> **What to work on**
Pull each line containing "with" out of the data and copy it.
* Begin *
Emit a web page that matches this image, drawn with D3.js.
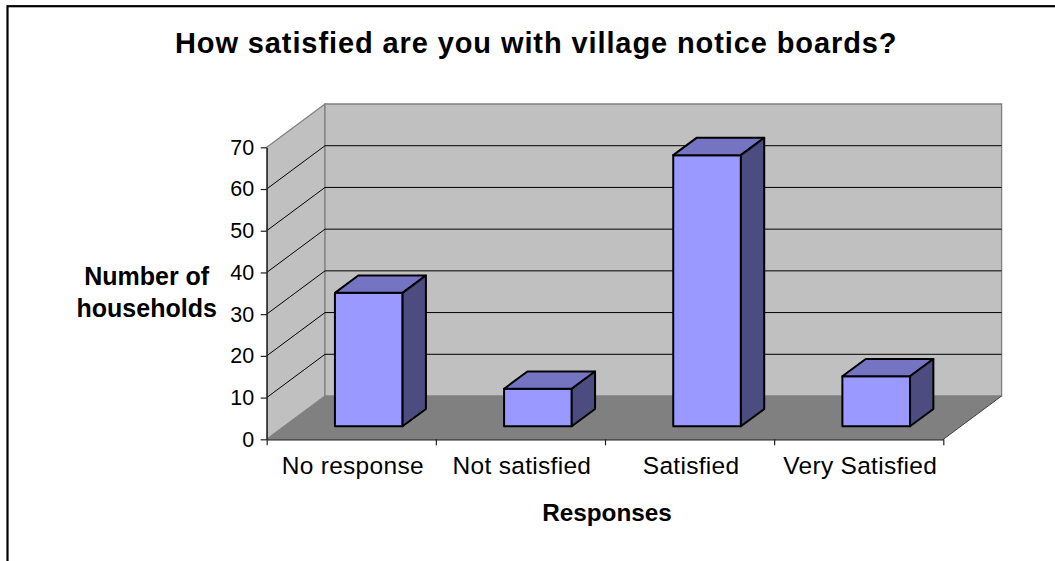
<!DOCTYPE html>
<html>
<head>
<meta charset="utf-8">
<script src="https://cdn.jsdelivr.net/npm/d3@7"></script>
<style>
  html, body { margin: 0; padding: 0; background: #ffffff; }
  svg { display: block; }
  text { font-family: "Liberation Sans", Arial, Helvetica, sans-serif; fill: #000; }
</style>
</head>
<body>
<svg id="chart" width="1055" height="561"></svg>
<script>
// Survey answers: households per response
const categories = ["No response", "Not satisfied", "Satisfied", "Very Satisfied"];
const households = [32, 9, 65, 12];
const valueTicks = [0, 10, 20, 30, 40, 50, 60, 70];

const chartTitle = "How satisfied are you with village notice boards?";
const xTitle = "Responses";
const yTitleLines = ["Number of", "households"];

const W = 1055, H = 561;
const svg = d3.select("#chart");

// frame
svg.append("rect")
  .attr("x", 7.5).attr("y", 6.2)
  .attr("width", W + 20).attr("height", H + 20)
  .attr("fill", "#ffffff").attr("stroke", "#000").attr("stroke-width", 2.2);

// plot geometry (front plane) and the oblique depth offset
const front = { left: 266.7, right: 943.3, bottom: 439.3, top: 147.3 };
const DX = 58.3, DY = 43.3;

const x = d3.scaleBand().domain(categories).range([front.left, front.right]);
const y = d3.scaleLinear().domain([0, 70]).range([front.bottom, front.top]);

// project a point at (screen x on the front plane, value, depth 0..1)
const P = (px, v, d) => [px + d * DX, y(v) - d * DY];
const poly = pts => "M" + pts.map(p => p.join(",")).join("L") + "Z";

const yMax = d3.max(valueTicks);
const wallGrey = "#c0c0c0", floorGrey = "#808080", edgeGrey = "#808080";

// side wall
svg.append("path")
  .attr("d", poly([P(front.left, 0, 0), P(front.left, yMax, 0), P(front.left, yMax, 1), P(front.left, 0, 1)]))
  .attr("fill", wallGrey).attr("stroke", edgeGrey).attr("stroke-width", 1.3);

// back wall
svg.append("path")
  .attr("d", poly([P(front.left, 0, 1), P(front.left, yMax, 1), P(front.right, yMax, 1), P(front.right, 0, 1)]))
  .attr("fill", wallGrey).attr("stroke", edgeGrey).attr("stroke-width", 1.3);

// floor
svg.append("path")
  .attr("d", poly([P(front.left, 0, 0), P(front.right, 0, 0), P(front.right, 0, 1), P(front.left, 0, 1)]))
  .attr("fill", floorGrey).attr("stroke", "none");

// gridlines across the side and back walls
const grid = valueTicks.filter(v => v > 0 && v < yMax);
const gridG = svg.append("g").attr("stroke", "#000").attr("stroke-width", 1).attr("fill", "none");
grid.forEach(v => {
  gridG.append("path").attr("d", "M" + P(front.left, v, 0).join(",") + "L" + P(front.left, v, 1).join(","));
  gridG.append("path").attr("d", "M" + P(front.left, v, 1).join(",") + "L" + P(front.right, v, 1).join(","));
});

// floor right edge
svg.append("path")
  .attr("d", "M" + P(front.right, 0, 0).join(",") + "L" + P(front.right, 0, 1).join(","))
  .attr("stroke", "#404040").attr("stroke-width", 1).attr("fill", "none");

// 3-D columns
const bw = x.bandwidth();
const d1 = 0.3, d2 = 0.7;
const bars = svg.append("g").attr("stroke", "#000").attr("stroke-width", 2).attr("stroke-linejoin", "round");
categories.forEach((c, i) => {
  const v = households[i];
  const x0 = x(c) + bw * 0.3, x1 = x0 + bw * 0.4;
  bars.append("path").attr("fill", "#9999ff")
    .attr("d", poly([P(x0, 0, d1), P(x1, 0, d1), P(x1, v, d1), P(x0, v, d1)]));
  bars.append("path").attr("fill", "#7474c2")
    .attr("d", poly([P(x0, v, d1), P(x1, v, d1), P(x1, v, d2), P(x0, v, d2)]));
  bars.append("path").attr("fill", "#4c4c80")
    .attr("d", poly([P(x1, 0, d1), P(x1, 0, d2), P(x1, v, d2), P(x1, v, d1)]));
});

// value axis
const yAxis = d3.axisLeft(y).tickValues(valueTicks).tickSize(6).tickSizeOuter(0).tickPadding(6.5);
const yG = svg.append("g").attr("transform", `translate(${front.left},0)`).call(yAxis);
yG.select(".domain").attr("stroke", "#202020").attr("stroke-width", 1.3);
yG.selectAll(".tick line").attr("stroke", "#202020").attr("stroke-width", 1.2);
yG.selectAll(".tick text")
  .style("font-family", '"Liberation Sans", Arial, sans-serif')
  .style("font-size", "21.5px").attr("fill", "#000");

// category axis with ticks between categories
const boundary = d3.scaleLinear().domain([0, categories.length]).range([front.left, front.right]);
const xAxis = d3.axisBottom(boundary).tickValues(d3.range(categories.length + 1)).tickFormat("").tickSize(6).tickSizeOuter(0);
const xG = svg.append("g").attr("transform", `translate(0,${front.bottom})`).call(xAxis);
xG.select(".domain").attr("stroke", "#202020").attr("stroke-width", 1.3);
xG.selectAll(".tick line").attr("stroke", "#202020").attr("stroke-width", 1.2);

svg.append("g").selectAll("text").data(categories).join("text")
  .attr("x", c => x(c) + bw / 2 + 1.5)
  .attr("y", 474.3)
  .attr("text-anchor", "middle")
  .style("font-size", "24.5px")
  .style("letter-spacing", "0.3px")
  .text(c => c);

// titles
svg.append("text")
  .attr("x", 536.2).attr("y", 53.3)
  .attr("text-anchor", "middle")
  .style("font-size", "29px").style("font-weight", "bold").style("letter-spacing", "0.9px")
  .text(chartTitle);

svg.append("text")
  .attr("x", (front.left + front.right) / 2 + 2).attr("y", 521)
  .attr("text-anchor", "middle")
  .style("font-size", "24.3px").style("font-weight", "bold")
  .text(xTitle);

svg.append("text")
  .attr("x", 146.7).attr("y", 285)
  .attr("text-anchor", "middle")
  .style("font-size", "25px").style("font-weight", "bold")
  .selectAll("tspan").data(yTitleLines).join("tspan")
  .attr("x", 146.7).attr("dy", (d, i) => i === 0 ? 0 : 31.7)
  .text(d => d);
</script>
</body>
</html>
* End *
> **Solution to the problem**
Emit a web page that matches this image, drawn with D3.js.
const chartTitle = "How satisfied are you with village notice boards?";
// category axis with ticks between categories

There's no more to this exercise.